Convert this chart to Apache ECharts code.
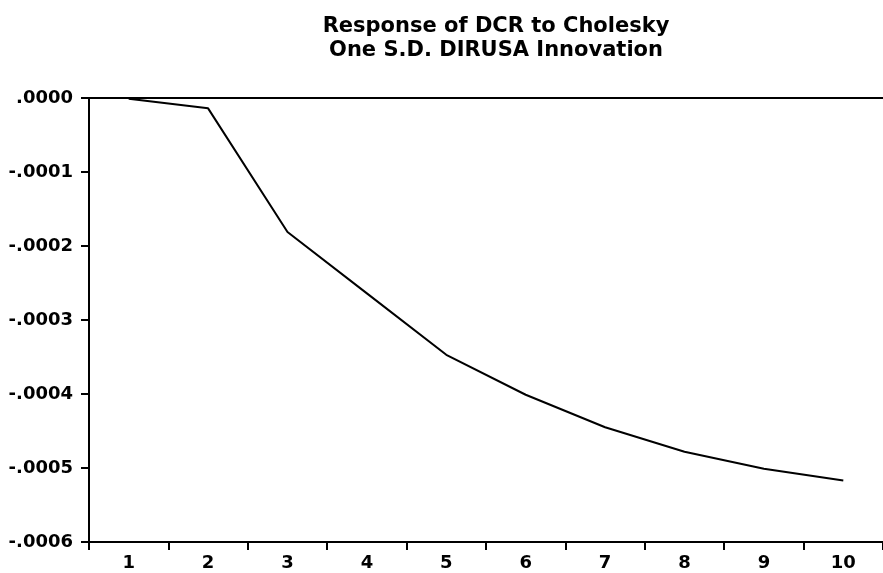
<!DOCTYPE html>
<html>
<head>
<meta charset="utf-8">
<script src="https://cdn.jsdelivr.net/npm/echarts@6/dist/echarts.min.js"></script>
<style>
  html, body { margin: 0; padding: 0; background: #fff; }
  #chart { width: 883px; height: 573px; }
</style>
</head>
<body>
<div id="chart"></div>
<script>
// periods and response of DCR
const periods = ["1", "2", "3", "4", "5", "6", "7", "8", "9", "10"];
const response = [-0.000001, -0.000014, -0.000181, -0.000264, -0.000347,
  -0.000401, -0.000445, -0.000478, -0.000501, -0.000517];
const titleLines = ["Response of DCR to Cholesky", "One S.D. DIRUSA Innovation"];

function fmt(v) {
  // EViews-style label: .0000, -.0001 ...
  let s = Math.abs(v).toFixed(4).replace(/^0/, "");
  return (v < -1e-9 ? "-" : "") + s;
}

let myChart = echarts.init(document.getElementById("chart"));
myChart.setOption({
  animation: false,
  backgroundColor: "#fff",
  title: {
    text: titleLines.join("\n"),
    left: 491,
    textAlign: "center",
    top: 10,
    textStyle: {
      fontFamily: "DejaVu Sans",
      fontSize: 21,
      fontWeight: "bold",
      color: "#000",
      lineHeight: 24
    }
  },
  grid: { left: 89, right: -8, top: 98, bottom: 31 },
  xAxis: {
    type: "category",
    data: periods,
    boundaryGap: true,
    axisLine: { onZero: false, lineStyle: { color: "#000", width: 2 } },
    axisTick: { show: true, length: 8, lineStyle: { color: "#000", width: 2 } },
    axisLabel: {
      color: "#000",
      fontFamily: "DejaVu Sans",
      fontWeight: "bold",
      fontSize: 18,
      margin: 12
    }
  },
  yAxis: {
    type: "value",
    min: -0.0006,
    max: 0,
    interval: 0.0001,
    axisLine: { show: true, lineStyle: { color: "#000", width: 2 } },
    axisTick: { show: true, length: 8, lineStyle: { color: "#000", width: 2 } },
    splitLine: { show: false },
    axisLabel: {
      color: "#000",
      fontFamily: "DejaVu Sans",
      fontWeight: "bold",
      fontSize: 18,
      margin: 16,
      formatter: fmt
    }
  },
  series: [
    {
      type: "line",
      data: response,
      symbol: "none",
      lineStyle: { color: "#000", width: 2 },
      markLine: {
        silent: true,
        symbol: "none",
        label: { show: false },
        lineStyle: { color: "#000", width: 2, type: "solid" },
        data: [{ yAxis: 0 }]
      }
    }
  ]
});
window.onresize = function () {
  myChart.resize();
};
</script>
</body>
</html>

────────────────────

■ What the task requires: Copy the listing in full and without alteration, omitting every picture.

■ The answer:
Convert this chart to Apache ECharts code.
<!DOCTYPE html>
<html>
<head>
<meta charset="utf-8">
<script src="https://cdn.jsdelivr.net/npm/echarts@6/dist/echarts.min.js"></script>
<style>
  html, body { margin: 0; padding: 0; background: #fff; }
  #chart { width: 883px; height: 573px; }
</style>
</head>
<body>
<div id="chart"></div>
<script>
// periods and response of DCR
const periods = ["1", "2", "3", "4", "5", "6", "7", "8", "9", "10"];
const response = [-0.000001, -0.000014, -0.000181, -0.000264, -0.000347,
  -0.000401, -0.000445, -0.000478, -0.000501, -0.000517];
const titleLines = ["Response of DCR to Cholesky", "One S.D. DIRUSA Innovation"];

function fmt(v) {
  // EViews-style label: .0000, -.0001 ...
  let s = Math.abs(v).toFixed(4).replace(/^0/, "");
  return (v < -1e-9 ? "-" : "") + s;
}

let myChart = echarts.init(document.getElementById("chart"));
myChart.setOption({
  animation: false,
  backgroundColor: "#fff",
  title: {
    text: titleLines.join("\n"),
    left: 491,
    textAlign: "center",
    top: 10,
    textStyle: {
      fontFamily: "DejaVu Sans",
      fontSize: 21,
      fontWeight: "bold",
      color: "#000",
      lineHeight: 24
    }
  },
  grid: { left: 89, right: -8, top: 98, bottom: 31 },
  xAxis: {
    type: "category",
    data: periods,
    boundaryGap: true,
    axisLine: { onZero: false, lineStyle: { color: "#000", width: 2 } },
    axisTick: { show: true, length: 8, lineStyle: { color: "#000", width: 2 } },
    axisLabel: {
      color: "#000",
      fontFamily: "DejaVu Sans",
      fontWeight: "bold",
      fontSize: 18,
      margin: 12
    }
  },
  yAxis: {
    type: "value",
    min: -0.0006,
    max: 0,
    interval: 0.0001,
    axisLine: { show: true, lineStyle: { color: "#000", width: 2 } },
    axisTick: { show: true, length: 8, lineStyle: { color: "#000", width: 2 } },
    splitLine: { show: false },
    axisLabel: {
      color: "#000",
      fontFamily: "DejaVu Sans",
      fontWeight: "bold",
      fontSize: 18,
      margin: 16,
      formatter: fmt
    }
  },
  series: [
    {
      type: "line",
      data: response,
      symbol: "none",
      lineStyle: { color: "#000", width: 2 },
      markLine: {
        silent: true,
        symbol: "none",
        label: { show: false },
        lineStyle: { color: "#000", width: 2, type: "solid" },
        data: [{ yAxis: 0 }]
      }
    }
  ]
});
window.onresize = function () {
  myChart.resize();
};
</script>
</body>
</html>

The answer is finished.